Action, or inaction, that’s what really starts the ball rolling.
A headset gets launched, people laugh, and Google Glass ends up in a landfill. A social network promises to connect the world but can’t keep the servers online, and the would-be “global control system” dies of embarrassment as Friendster. An electric car rolls out decades too soon, and what kills it isn’t a cabal of oil barons in black cloaks - it’s a wheezing battery that dies after sixty miles and the absence of a charger on the horizon.
But when the splash of those consequences reaches us, we assume the wave was meant for us. It’s easier to imagine that every outcome was plotted than to admit we’re standing in the blast radius of somebody else’s half-cooked idea.
The truth is far less cinematic: people are too flawed to control the future with precision. Too lazy, too greedy, too distracted, too busy scrolling in meetings. The world isn’t a chessboard run by geniuses; it’s a pub full of dart players who keep missing the board and insisting it was part of the strategy all along.

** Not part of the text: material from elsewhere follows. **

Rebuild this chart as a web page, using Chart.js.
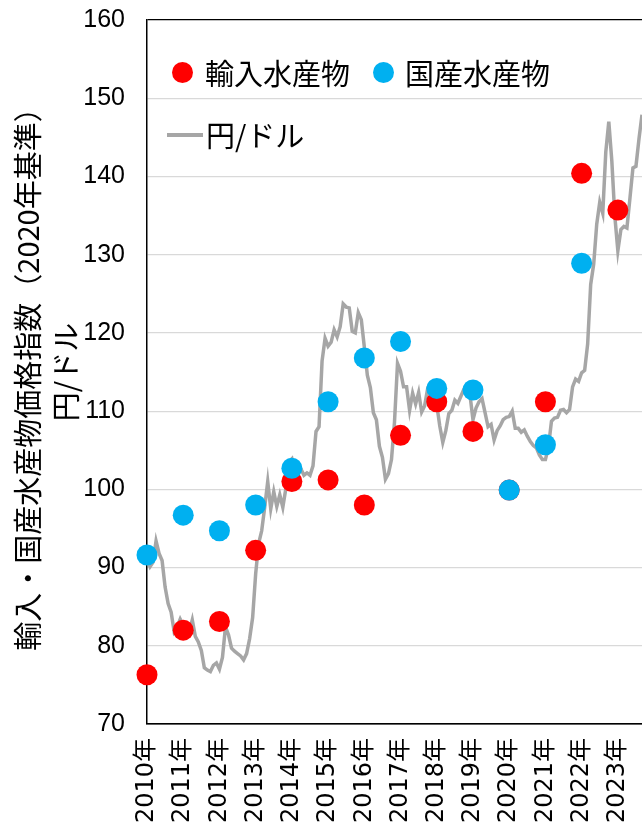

That’s the real joke: the future isn’t written by power or money. It’s written by whoever actually bothers to throw the dart, and by how badly they miss.
Keep on keeping on.


You wrote out what I was thinking this morning! It's freeing!
I would like to add that often, they just take advantage of a chaotic situation. It's rarely planned out perfectly (or not at all).
A lot of conspiracy theories are just that - theories. The facts sometimes point to real conspiracies, but they're obvious and in plain sight.